Although Hudson has admitted his purchase of such nonconforming commissary items, he said in FAC §13 that he "simply purchased commissary items consistent with his religious tenets, because those items were purchased for others as an appreciation for their legal assistance."

But that assertion does not invalidate the cancellation of his right to participate in the prison's restricted diet program. After all, the administration of that dietary program does not compel the administrators to conduct an individualized investigative search into the validity or invalidity of such an assertion, a hindsight look that would call for detailed interrogation and credibility determinations. As Zimmerman's Mem. 6-7 reported in detail, this precise issue of termination based on the purchase of non-religiously-certified foods has been dealt with by our Court of Appeals in Daly v. Davis, No. 05-cv-276 (S.D. Ill. Mar. 28, 2008), aff'd No. 08-2046 , 2009 WL 773880, at *2 (7th Cir. Mar. 25), a decision that flatly rejected a challenge to cancellation of the type advanced by Hudson.

In short, this Court denies Hudson's motion for reinstatement of Case. No. 12 C 5063. This opinion turns, then, to Hudson's other lawsuit.

12 C 4276

In his FAC in this case, Hudson sued Cook County Sheriff Thomas Dart together with correctional officers referred to simply as "Officer Vose" and "Officer Janus" on a claim that also stemmed from the same factual background as the lawsuit just discussed. Here the triggering incident was the delivery by Officer Vose to Hudson of "an incorrect breakfast diet" (FAC §1), which started a rapidly escalating conversation that began with Hudson's statement that he had been assigned a vegan diet, with Vose (whom Hudson characterizes in FAC §3 as "appearing angry") then asking the purpose of the vegan diet and Hudson then responding that it was for religious purposes. That in turn led (1) to Vose's inquiring as to Hudson's religion, (2) to Hudson's responding "African Hebrew Isrealite [sic]" and then (3) to Vose's retort described in FAC §5:

5. Vose told the plaintiff that there are no such people as "Black Hebrews, " and "Hebrew Isrealites" [sic] is a "fake religion."
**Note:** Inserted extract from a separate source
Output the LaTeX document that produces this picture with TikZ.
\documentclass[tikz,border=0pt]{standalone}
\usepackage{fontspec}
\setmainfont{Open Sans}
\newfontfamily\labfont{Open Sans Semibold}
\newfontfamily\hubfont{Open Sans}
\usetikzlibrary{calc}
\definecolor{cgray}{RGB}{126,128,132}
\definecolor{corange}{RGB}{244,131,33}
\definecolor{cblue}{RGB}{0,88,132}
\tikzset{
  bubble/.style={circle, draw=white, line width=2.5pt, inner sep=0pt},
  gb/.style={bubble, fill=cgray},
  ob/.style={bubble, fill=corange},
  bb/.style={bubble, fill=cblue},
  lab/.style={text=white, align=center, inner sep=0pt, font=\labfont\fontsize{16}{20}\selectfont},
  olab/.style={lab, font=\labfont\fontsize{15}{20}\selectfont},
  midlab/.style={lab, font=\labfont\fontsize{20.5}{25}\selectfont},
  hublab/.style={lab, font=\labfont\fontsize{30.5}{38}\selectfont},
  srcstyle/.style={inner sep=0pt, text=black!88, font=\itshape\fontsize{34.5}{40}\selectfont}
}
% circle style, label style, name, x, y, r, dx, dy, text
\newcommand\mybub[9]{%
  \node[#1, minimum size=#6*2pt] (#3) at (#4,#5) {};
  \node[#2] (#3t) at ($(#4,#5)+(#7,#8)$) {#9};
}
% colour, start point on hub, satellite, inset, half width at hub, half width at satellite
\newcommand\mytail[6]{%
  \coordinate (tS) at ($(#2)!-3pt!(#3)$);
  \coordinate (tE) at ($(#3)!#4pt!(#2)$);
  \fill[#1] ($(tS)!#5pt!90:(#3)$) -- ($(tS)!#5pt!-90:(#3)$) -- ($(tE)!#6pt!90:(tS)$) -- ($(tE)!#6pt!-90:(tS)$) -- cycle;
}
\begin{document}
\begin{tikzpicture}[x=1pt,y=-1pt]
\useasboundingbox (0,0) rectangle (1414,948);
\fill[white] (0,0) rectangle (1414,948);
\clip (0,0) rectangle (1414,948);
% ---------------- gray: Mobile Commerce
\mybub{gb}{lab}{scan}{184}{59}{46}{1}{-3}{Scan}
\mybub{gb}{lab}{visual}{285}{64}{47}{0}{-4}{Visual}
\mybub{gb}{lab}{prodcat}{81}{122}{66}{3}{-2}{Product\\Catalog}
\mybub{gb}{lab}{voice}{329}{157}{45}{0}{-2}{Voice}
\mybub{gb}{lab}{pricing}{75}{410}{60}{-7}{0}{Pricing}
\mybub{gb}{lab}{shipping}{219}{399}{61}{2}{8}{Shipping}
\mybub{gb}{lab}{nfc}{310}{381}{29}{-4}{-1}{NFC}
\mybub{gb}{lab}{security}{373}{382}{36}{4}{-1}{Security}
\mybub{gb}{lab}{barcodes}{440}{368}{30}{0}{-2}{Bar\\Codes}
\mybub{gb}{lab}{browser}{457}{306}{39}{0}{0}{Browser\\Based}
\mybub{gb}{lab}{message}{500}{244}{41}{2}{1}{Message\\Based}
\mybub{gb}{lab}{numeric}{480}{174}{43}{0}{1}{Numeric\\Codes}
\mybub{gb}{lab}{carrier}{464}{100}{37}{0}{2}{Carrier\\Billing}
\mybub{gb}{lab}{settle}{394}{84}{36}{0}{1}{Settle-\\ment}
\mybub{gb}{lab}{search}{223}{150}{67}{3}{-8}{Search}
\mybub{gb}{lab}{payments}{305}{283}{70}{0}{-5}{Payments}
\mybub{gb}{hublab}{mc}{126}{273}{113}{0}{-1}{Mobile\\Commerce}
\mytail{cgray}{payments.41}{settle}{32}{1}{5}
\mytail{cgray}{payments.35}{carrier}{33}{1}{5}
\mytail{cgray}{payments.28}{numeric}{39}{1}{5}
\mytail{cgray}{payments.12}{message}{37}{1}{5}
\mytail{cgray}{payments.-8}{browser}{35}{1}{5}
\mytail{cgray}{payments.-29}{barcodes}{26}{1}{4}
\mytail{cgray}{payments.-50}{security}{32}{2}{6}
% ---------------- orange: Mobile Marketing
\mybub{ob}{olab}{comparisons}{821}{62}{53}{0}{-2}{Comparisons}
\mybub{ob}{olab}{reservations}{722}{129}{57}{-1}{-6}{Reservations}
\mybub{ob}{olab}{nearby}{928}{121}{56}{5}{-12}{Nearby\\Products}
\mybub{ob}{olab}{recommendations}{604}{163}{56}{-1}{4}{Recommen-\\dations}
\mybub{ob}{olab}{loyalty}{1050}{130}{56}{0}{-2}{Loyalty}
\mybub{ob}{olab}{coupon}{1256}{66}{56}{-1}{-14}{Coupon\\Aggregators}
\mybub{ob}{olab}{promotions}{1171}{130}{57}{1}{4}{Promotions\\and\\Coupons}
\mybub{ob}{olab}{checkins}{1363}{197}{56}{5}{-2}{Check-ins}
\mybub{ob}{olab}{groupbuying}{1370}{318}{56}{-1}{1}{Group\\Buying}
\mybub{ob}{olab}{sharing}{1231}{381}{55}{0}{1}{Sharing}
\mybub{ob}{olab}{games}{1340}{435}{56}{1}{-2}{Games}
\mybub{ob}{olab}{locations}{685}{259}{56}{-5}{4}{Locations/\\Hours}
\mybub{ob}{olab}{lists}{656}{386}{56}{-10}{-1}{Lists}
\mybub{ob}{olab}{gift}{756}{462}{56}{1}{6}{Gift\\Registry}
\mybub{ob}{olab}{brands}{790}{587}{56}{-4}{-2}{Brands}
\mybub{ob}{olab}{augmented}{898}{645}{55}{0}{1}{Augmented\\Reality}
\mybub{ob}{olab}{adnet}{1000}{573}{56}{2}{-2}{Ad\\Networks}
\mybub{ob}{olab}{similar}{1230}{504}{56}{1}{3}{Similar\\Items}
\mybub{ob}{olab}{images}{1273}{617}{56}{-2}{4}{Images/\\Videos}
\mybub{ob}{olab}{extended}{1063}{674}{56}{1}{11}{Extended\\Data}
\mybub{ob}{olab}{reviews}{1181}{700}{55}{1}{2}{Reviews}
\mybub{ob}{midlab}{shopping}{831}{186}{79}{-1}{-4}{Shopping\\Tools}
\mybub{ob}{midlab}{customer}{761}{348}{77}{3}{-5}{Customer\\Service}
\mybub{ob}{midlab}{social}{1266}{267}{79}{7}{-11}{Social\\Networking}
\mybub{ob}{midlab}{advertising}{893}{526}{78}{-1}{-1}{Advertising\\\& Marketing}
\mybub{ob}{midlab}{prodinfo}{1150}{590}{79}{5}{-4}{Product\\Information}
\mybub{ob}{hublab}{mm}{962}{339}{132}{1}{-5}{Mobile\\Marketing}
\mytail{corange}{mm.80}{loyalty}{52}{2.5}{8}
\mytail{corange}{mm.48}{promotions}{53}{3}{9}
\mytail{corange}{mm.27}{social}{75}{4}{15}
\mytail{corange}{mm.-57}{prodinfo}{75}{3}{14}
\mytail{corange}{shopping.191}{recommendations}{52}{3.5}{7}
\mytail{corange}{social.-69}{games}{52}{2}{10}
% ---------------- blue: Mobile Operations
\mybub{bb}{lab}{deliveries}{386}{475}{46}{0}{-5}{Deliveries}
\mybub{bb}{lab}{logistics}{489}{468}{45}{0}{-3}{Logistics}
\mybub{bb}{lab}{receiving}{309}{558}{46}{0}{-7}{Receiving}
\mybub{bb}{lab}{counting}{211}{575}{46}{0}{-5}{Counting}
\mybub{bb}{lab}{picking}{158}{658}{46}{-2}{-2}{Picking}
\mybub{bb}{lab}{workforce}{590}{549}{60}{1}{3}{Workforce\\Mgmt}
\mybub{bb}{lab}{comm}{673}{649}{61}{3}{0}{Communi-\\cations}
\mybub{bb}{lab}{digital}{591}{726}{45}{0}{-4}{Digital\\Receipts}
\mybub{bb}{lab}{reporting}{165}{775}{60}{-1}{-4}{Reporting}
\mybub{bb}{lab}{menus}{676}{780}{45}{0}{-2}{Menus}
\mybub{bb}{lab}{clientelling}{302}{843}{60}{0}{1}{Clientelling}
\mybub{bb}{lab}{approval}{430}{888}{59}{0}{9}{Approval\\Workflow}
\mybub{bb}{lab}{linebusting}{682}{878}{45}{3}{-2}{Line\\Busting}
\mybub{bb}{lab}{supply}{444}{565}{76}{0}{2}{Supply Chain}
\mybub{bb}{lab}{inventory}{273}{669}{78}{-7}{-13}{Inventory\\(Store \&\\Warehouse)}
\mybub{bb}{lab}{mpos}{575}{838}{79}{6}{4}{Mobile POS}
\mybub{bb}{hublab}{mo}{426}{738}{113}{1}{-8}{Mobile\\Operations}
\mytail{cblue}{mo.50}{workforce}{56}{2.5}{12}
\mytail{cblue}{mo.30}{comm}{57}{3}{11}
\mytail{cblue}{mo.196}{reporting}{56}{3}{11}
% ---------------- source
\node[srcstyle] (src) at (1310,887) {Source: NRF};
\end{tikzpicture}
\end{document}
That back-and-forth continued with Hudson stating "that if denied his religious diet, plaintiff would report his [Vose's] actions to supervisory officers by way of grievance" (FAC §8). Here, then, are Hudson's key allegations (FAC §§10-11):

10. Vose, without warning, or justifiscation [sic], sadistically, wantonly, and in bad-faith, violently pushed the plaintiff against the wall, injuring plaintiffs back; violently grabbed plaintiffs arm, twisting it, causing the plaintiff extreme pain and mental and psychological anguish.
11. Vose, while holding the plaintiffs arm in a tactical and extremely painful position, pulled the plaintiff from his cell, while the plaintiff was clothed with (only) boxer underwear, and placed the plaintiff on the unit bench.

Codefendant Officer Janus was sued because he assertedly "stood by on observation, and in a tactical position, without intervention" (FAC §18).

This Court had credited those allegations for purposes of appointing pro bono counsel. But Zimmerman's detailed analysis (Mem. 10-11), with citations to and quotations from caselaw in this and other Circuits, has demonstrated convincingly that what Hudson has advanced is a de minimis use of force that did not equate to the type of excessive force needed to reach constitutional dimensions and thus support a Section 1983 claim.[2]

As stated earlier, this Court credits Hudson's statement as to his unsuccessful effort to file a timely response to this Court's March 6 memorandum order. But that said, all he has done at this point is to seek reconsideration of the dismissal of Case No. 12 C 4276, with no effort to provide meaningful substantive support for his claim that either of the two named officers (Vose and Janus) violated his constitutional rights. And in light of the caselaw authorities relied on by former pro bono publico counsel Zimmerman in his Anders-type memorandum, this Court sees no basis for reconsideration of the dismissal order in Case No. 12 C 4276. That motion too is denied.